Tabii ki, durumun daha vahim bir hal alacağını tahmin edenler, evlerine yiyecek ve araç gereç stoku yapmaya başladılar. İnsanlar, eşit haklara sahip olan diğer insanların uğrayacakları mağduriyete bakmadan alış veriş yerlerine daldılar ve ne buldularsa silip süpürdüler.
Hollanda Başbakanı Rutte, bunu yapanlar için ‘a sosyal’ (Basit-bayağı, sosyal olmayan) sözünü kullandı. Doğrudur, hemcinslerinin de aynı yiyeceğe, araç ve gerece sahip olma hakları olduğunu gözardı eden paralı yağmacılar, henüz başlangıç olduğu halde insanları zor durumda bıraktılar.
Ama bu paralı yağmacıların da kendilerini savunan bir görüşleri vardı: ‘Ne yapalım, biz yapmasak başkası yapacak ve bu defa biz aç kalacağız.’
Bu konu tabii ki çeşitli şekillerde tartışılır.

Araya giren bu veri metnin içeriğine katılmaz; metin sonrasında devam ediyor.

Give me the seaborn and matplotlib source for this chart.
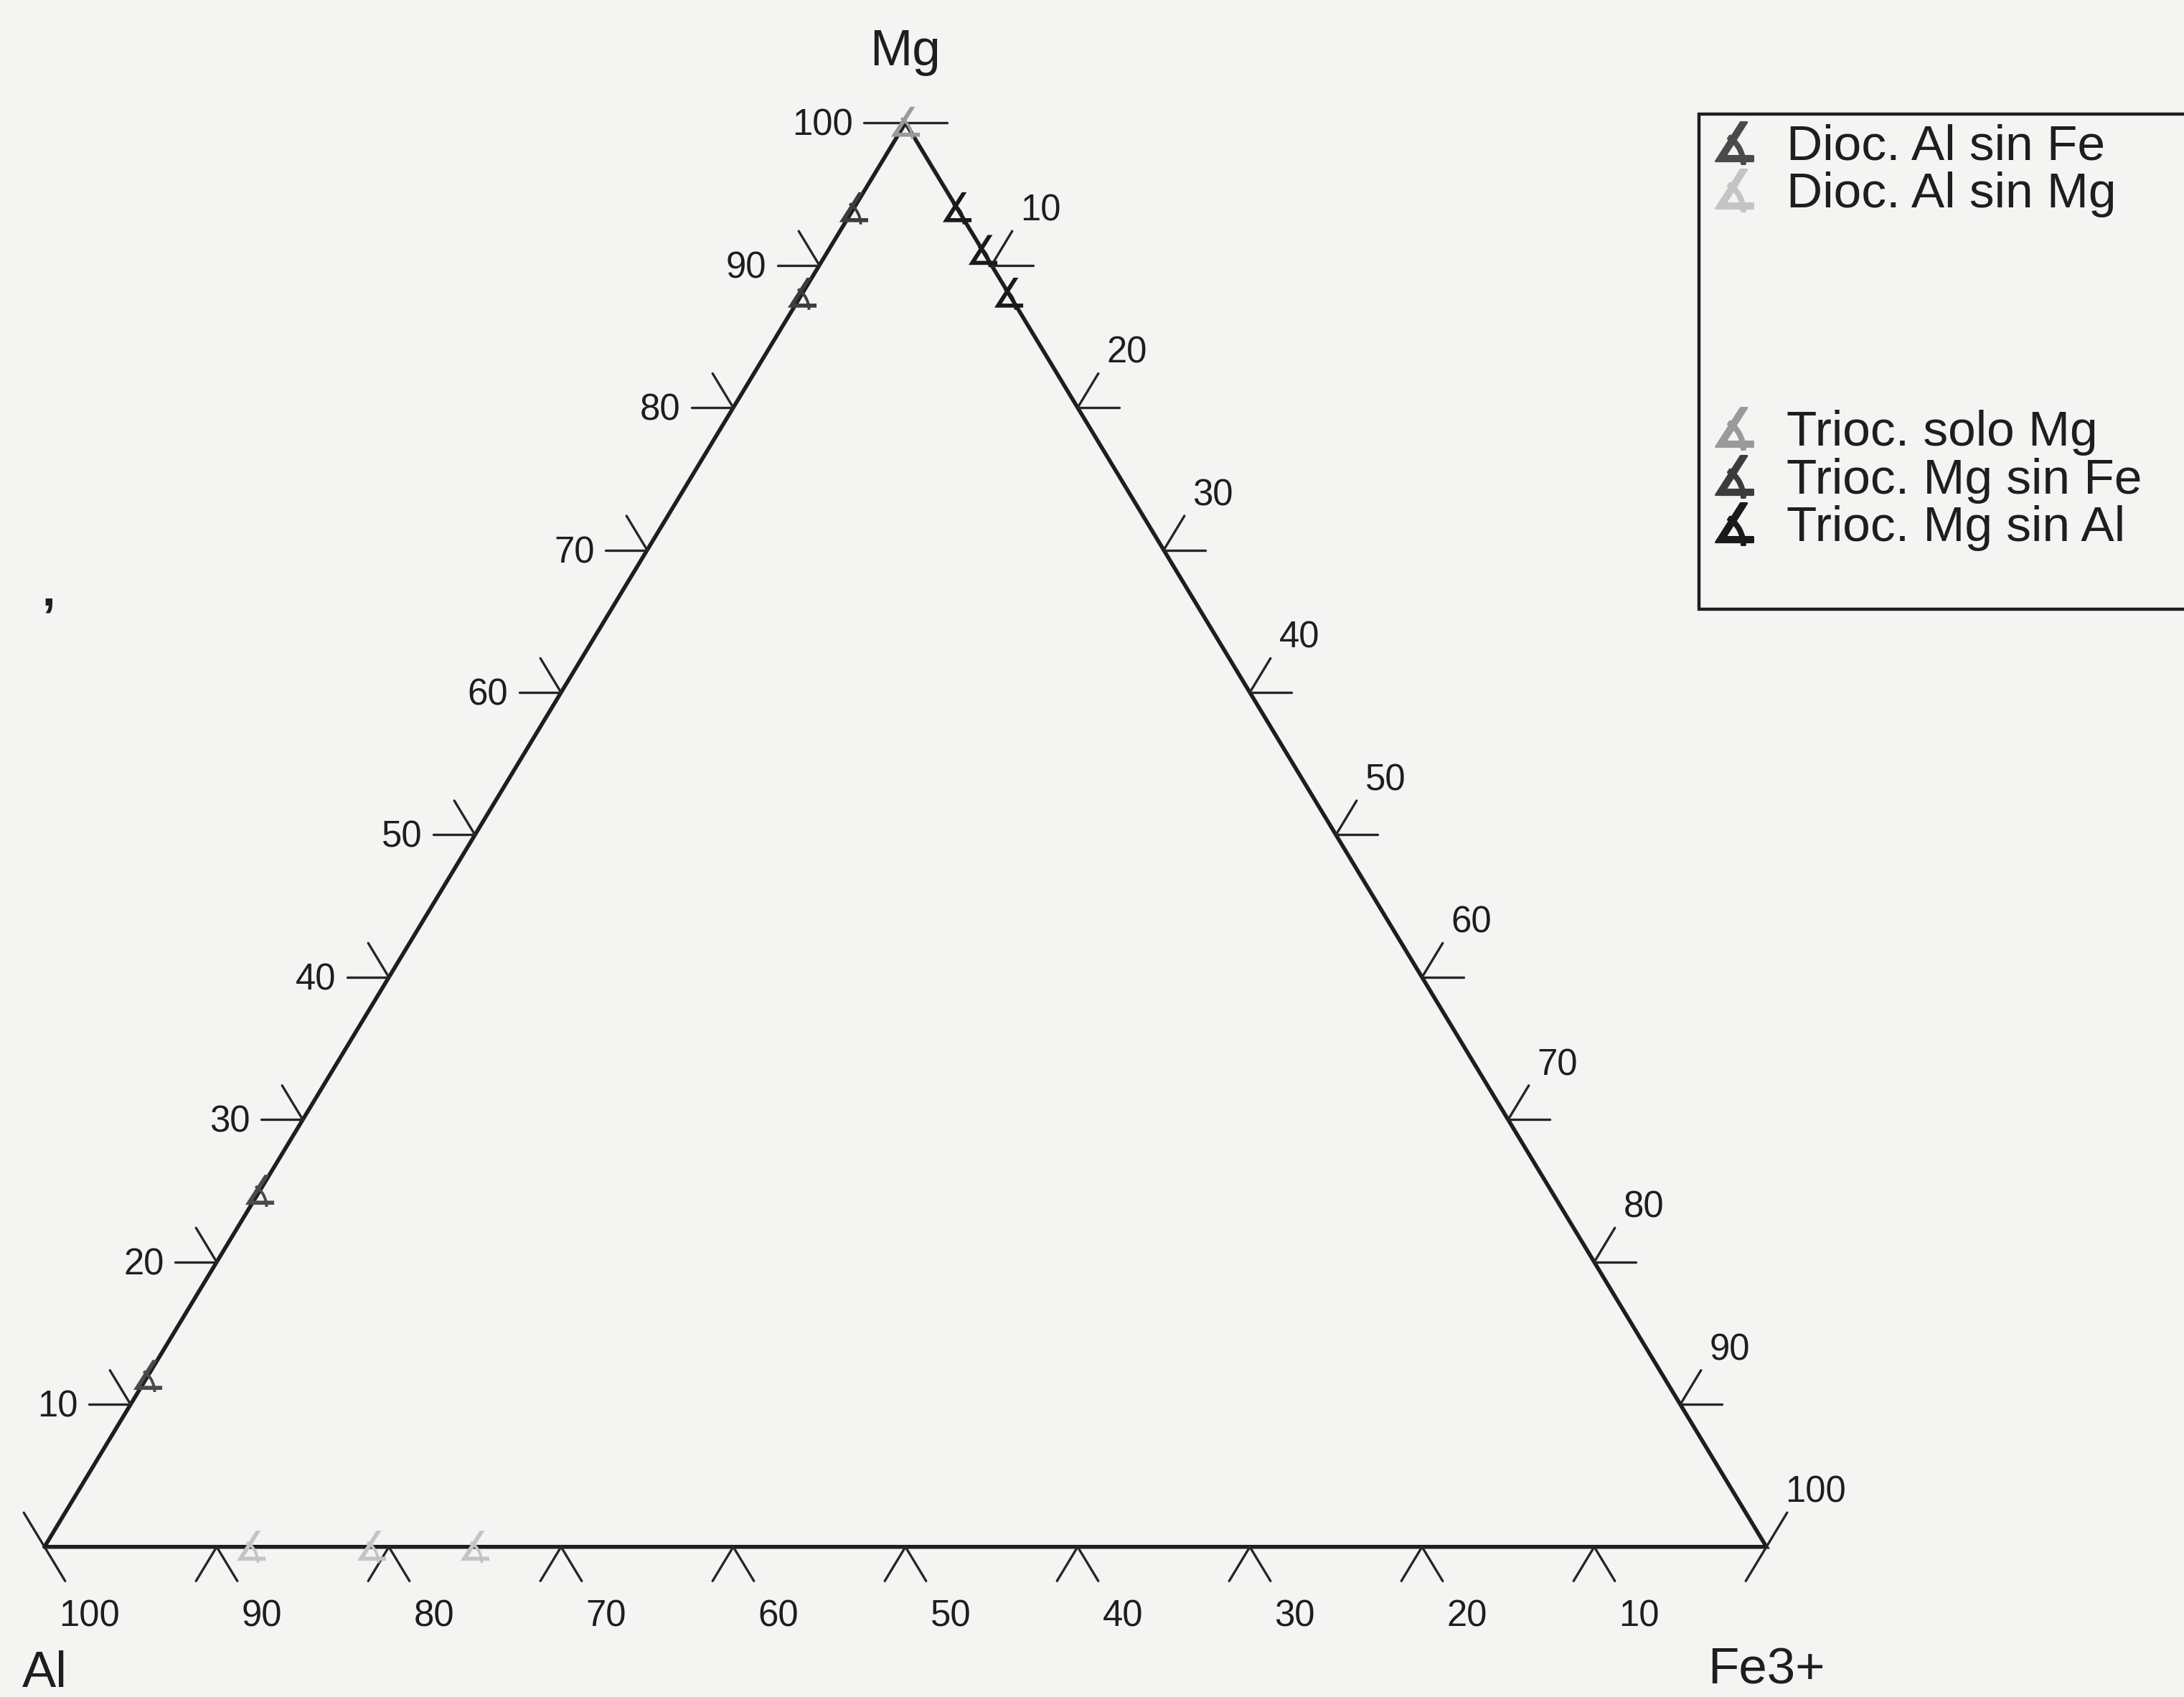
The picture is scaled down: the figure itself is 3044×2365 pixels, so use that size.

Esrar depolamak için uzun kuyruklar oluşturan bu insanlara her şehirde rastlanıldı.

Hadi, yemek ve araç gereç sıkıntısı yaşamamak için alış-veriş yerlerini boşaltan gözü açlara bir şey demeyelim, ya esrar stoklamak için kuyruğa girenlere demeli?
Yukarıdaki gelişmelere baktığımız zaman, aylarca süreceği tahmin edilen bu durumun, insanları ne hale getireceğini ve psikolojik durumun nerelere varacağını kestirmek zor olacak. Sosyal ve kültürel yaşamın ne hale geleceğini tahmin etmek de zor.
11 Eylül’den sonra ABD Başkanı’nın söylemiş olduğu ‘Bugünden itibaren dünya yeiden şekillenecek’ sözünü şimdi de söylemek mümkün.
Yukarıda yazdıklarım, insan egoistliğinin nerelere ulaşacağını ve insanlığın da hangi rüzgar ile yozlaşacağını anlamamıza yeterli olabilir.
Ama, son anda ABD’den gelen bir haber ile gerçekten irkildim.
Yukarıda yazdığım olumsuzluklarla mücadele edebiliriz ama, ABD’deki son gelişmelerden sonra, yaşamımızı sadece bir virüsün değil, ABD’den buralara sıçrayacak olan bir tedhiş ile mücadelede zorluk çekeceğimizi söyleyebilirim.
Nedir bu tedhiş biliyor musunuz?
Dün, Hollanda’nın ciddi gazetelerinden Volkskrant’ta şöyle bir başlık vardı:
‘Biz tuvalet kağıdı kuyruğuna girdik ama, onlar silah ve kurşun kuyruğuna’.
Gazetenin ‘Onlar’ dediği, ABD’liler idi. Meğerse Amerikalılar, doğacak olan açlıktan ötürü evlere saldıracak olan insanlardan korunmak için silah ve kurşun satın alma yarışına girmişler.
İşte bu, önü alınmaz bir tedhiş doğurur.

ABD’de silahlanmak için kuyruğa giren insanların amaçları nedir acaba?

Düşünebiliyor musunuz? Vahşi Amerika’dan sıçrayacak olan bir kıvılcım, dünyanın her tarafında insanları bu tedhişe ve savunmaya zorlayabilir.
Ne diyelim?
Bizi yönetenler nu tehlikeli oluşumu da göz önünde tutmalı ve önlemleri düşünmelidir.
Allah hepimizi korusun ve hepimize akıl fikir versin.